1. For the purposes of this section, a dog is:

(a)“Dangerous” if:

(1) It is so declared pursuant to subsection 2; or

(2) Without provocation, on two separate occasions within 18 months, it behaved menacingly, to a degree that would lead a reasonable person to defend himself or herself against substantial bodily harm, when the dog was:

(I) Off the premises of its owner or keeper; or

(II) Not confined in a cage, pen or vehicle.

(b) “Provoked” when it is tormented or subjected to pain.

(c) “Vicious” if:

(1) Without being provoked, it killed or inflicted substantial bodily harm upon a human being; or

(2) After its owner or keeper had been notified by a law enforcement agency that the dog is dangerous, the dog continued the behavior described in paragraph (a).

2. A dog may be declared dangerous by a law enforcement agency if it is used in the commission of a crime by its owner or keeper.

3. A dog may not be found dangerous or vicious :

(a) Based solely on the breed of the dog; or

(b) Because of a defensive act against a person who was committing or attempting to commit a crime or who provoked the dog.
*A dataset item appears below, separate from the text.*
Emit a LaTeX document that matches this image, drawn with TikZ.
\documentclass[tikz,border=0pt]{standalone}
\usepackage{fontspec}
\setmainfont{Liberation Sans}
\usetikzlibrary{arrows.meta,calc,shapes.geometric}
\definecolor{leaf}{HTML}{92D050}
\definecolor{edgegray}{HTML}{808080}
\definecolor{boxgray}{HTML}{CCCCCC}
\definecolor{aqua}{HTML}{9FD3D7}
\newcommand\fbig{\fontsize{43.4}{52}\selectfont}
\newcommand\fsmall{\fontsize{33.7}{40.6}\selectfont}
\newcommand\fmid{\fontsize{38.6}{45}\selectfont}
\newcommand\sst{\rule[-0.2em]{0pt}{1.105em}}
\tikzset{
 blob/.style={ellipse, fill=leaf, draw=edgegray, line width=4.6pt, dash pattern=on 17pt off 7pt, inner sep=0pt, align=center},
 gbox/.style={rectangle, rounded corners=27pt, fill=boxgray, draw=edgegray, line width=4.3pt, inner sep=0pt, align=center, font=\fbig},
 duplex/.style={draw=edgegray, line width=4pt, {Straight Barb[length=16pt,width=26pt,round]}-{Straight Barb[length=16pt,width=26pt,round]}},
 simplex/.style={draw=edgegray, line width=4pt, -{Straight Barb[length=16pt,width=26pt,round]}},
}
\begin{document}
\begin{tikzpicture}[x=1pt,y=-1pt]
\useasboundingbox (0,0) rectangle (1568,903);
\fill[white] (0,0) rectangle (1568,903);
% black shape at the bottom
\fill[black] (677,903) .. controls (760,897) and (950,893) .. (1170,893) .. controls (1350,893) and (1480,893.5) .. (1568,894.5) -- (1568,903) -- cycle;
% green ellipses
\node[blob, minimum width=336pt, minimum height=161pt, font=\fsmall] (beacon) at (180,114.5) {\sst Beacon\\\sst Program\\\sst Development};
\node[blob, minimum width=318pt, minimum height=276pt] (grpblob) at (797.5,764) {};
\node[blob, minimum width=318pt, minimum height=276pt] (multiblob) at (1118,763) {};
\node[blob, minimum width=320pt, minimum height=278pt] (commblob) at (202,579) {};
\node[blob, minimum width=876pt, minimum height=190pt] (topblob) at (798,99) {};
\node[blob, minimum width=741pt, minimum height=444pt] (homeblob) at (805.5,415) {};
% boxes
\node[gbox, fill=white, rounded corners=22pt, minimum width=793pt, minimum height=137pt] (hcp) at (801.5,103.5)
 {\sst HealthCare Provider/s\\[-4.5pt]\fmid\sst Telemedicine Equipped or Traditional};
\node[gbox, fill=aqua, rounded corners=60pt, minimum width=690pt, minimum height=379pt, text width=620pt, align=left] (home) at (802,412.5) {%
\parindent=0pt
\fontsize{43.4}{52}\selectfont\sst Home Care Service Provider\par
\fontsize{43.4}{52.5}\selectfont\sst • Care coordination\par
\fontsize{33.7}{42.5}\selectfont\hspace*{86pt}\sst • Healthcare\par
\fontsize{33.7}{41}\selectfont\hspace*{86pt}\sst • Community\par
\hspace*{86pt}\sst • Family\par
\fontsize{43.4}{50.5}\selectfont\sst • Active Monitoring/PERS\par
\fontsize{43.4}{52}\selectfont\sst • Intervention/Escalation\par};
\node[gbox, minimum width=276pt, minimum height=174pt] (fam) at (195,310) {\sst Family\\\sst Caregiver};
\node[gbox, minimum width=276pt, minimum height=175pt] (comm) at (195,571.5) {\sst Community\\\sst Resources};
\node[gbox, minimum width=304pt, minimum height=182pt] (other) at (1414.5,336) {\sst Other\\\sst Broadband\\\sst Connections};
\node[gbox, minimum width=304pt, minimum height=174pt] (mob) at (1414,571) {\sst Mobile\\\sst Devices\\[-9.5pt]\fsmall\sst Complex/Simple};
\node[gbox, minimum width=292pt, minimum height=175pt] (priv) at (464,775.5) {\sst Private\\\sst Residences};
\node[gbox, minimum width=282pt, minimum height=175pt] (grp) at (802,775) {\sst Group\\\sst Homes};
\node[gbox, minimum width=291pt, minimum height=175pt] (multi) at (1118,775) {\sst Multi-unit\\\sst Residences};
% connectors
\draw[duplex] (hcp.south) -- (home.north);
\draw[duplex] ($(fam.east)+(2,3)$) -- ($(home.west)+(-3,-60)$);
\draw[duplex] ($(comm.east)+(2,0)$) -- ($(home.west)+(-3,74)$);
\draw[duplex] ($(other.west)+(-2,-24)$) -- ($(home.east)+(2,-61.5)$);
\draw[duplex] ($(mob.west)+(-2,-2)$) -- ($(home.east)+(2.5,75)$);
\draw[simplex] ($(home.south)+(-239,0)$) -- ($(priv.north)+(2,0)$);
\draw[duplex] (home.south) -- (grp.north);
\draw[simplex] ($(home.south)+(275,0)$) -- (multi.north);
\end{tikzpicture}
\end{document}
4. A person who knowingly:

(a) Owns or keeps a vicious dog, for more than 7 days after the person has actual notice that the dog is vicious; or

(b) Transfers ownership of a vicious dog after the person has actual notice that the dog is vicious,

is guilty of a misdemeanor.

5. If substantial bodily harm results from an attack by a dog known to be vicious, its owner or keeper is guilty of a category D felony and shall be punished as provided in NRS 193.130. In lieu of, or in addition to, a penalty provided in this subsection, the judge may order the vicious dog to be humanely destroyed.
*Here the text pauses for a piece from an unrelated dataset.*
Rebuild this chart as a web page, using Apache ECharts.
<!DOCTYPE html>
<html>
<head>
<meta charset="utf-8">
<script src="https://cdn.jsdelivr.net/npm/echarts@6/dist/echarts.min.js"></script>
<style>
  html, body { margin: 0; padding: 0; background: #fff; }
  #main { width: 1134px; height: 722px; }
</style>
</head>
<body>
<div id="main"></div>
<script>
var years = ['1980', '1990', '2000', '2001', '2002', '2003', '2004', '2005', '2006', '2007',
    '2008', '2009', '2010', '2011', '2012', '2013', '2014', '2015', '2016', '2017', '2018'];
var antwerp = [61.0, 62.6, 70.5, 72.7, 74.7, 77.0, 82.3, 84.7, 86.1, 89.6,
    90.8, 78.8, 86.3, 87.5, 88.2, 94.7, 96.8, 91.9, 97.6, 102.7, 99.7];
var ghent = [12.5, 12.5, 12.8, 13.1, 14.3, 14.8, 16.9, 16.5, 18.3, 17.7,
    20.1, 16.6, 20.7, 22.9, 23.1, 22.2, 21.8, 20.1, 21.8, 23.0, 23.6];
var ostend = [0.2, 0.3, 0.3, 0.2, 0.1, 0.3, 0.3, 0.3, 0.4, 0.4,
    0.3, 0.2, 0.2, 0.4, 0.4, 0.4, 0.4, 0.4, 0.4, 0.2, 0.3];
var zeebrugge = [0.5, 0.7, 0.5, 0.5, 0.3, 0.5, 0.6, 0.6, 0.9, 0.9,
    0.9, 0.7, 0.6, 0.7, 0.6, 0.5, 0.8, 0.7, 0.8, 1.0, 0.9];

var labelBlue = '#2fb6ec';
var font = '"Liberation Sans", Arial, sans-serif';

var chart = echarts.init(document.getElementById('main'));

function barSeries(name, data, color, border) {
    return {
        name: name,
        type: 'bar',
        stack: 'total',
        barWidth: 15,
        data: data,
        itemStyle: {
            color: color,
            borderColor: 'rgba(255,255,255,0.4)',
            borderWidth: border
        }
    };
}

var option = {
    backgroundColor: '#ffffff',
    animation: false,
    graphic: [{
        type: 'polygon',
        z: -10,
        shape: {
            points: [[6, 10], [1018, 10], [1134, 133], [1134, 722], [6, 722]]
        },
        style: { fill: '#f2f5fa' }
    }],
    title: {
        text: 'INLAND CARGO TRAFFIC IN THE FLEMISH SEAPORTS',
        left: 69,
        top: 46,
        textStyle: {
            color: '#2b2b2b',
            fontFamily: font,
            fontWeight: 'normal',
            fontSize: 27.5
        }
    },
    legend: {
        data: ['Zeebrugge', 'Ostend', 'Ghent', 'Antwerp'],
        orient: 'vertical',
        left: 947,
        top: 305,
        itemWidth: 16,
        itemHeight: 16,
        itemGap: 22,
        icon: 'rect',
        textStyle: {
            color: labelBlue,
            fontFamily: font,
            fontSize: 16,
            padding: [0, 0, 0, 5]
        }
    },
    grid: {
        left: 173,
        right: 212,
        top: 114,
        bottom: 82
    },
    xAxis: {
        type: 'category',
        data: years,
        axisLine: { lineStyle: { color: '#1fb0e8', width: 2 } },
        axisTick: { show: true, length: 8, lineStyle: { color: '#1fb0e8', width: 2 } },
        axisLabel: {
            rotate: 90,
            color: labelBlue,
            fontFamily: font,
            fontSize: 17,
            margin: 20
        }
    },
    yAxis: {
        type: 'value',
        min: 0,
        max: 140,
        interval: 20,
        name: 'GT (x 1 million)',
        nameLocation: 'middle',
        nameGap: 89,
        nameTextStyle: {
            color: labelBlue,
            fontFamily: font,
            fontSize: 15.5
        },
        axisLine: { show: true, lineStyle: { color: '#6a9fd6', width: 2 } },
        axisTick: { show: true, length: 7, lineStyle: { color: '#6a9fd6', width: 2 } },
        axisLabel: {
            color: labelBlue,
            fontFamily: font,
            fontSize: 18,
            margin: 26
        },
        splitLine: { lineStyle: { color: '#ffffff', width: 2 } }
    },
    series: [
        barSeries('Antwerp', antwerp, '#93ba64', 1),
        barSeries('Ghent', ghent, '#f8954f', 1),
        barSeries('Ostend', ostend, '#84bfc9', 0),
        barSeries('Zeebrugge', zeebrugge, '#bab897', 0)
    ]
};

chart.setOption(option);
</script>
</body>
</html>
6. A local authority shall not adopt or enforce an ordinance or regulation that deems a dog dangerous or vicious based solely on the breed of the dog.

7. This section does not apply to a dog used by a law enforcement officer in the performance of his or her duty.

8. As used in this section, “local authority” means the governing board of a county, city or other political subdivision having authority to enact laws or ordinances or promulgate regulations relating to dogs.

Credits
Added by C&P (1911), § 176. NRS amended by Laws 1967, p. 488; Laws 1993, p. 2887; Laws 1995, p. 1209; Laws 2013, c. 121, § 1.